Night-vision goggles have always looked cool. Wearing one gave you a feeling as if you were part of some special black ops team. However, they do have a pretty big and bulky bearing. Plus they are military tech so they are expensive if you want to buy one for yourself or a friend who might be a Call Of Duty: Warzone fan. But what if you could get the same experience just by applying a thin film to your glasses?
A group of scientists at the Australian National University or ANU has now developed a new night vision technology that might be the first of its kind. I surely haven’t heard of a night vision film in the past years. This ultra-thin film can be applied directly to glasses to act as a filter, needing only a simple laser to convert infrared light into images the wearer can see.
The film was made using nanocrystal technology, which is an array of tiny particles hundreds of times thinner than a human hair. These particles are able to convert incoming photos present in infrared light into higher-energy photos of the visible spectrum. Basically making those photos visible to the naked eye. The team has been working on this technology for years. The last breakthrough they had was in 2016 when they successfully fabricated a crystal onto a plane of glass.

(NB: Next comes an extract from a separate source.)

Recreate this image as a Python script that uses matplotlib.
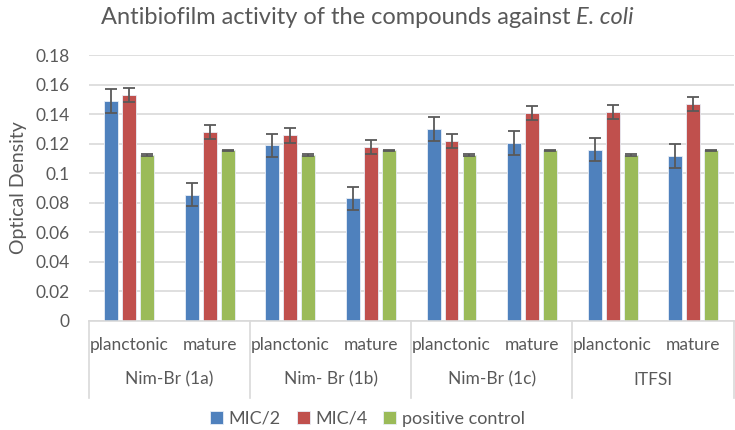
import numpy as np
from matplotlib import pyplot as plt

plt.rcParams["font.family"] = "Lato"

# data
groups = ['Nim-Br (1a)', 'Nim- Br (1b)', 'Nim-Br (1c)', 'ITFSI']
stages = ['planctonic', 'mature']
mic2 = [0.149, 0.0855, 0.119, 0.083, 0.130, 0.1205, 0.116, 0.1117]
mic2_err = [0.008, 0.008, 0.0077, 0.008, 0.008, 0.0079, 0.0079, 0.0079]
mic4 = [0.153, 0.128, 0.1257, 0.118, 0.122, 0.1405, 0.1414, 0.1471]
mic4_err = [0.0045, 0.0045, 0.005, 0.0047, 0.0047, 0.0048, 0.005, 0.0047]
ctrl = [0.1125, 0.1155, 0.1125, 0.1155, 0.1125, 0.1155, 0.1125, 0.1155]
ctrl_err = [0.0005] * 8
series = ['MIC/2', 'MIC/4', 'positive control']
colors = ['#4F81BD', '#C0504D', '#9BBB59']

fig = plt.figure(figsize=(7.35, 4.3), dpi=100)
ax = fig.add_axes([0.121, 0.2535, 0.877, 0.6185])

x = np.arange(len(mic2))
w = 0.173
step = 0.223
for i, (vals, errs) in enumerate([(mic2, mic2_err), (mic4, mic4_err), (ctrl, ctrl_err)]):
    ax.bar(x + (i - 1) * step, vals, w, color=colors[i], edgecolor='#e8eef7',
           linewidth=0.6, label=series[i], zorder=2,
           yerr=errs, error_kw=dict(ecolor='#595959', elinewidth=1.3,
                                    capsize=4, capthick=1.3, zorder=3))

ax.set_xlim(-0.5, len(x) - 0.5)
ax.set_ylim(0, 0.18)
ax.set_yticks(np.arange(0, 0.181, 0.02))
ax.set_yticklabels(['0'] + ['%g' % v for v in np.arange(0.02, 0.181, 0.02)])
ax.yaxis.grid(True, color='#d9d9d9', linewidth=1.2, zorder=0)
ax.set_axisbelow(True)
ax.tick_params(axis='y', length=0, pad=14, labelsize=12.5, labelcolor='#595959')
ax.set_xticks([])
for s in ['top', 'right', 'left']:
    ax.spines[s].set_visible(False)
ax.spines['bottom'].set_color('#d9d9d9')
ax.spines['bottom'].set_linewidth(1.2)
ax.set_ylabel('Optical Density', fontsize=14, color='#595959', labelpad=6)

# two-level category axis
trans = ax.get_xaxis_transform()
for k in range(len(groups) + 1):
    ax.plot([2 * k - 0.5] * 2, [0, -0.29], transform=trans, color='#d9d9d9',
            linewidth=1.2, clip_on=False)
for j in range(len(x)):
    ax.text(x[j], -0.09, stages[j % 2], transform=trans, ha='center', va='center',
            fontsize=12.5, color='#595959')
for k, g in enumerate(groups):
    ax.text(2 * k + 0.5, -0.22, g, transform=trans, ha='center', va='center',
            fontsize=12.5, color='#595959')

fig.legend(*ax.get_legend_handles_labels(), loc='center', bbox_to_anchor=(0.5, 0.026),
           ncol=3, frameon=False, fontsize=13, handlelength=0.7, handleheight=0.7,
           handletextpad=0.3, columnspacing=0.9, labelcolor='#595959')

# title with italic species name
t1 = fig.text(0, 0.96, 'Antibiofilm activity of the compounds against ', ha='left',
              va='center', fontsize=17, color='#595959')
t2 = fig.text(0, 0.96, 'E. coli', ha='left', va='center', fontsize=17,
              color='#595959', style='italic')
r = fig.canvas.get_renderer()
w1 = t1.get_window_extent(r).width
w2 = t2.get_window_extent(r).width
x0 = (fig.bbox.width - w1 - w2) / 2
t1.set_x(x0 / fig.bbox.width)
t2.set_x((x0 + w1) / fig.bbox.width)

plt.savefig('out.png')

And now it seems that they’ve finally succeeded in creating a prototype that is lightweight, cheap, and easy to mass-produce. Perhaps everyone will be able to see in the night from now on. Their finding was published in the journal Advanced Photonics. According to lead researcher, Dr. Rocio Camacho Morales, “We have made the invisible visible”.
Dr. Morales further explained that “Our technology is able to transform infrared light, normally invisible to the human eye, and turn this into images people can clearly see – even at distance. We’ve made a very thin film, consisting of nanometre-scale crystals, hundreds of times thinner than a human hair, that can be directly applied to glasses and acts as a filter, allowing you to see in the darkness of the night”.
The study might pave for even the military to let go of their bulky night vision goggles but it could even be a tool to help those who have trouble seeing in the dark. Possibly applying the film to their glasses to help drive better at night.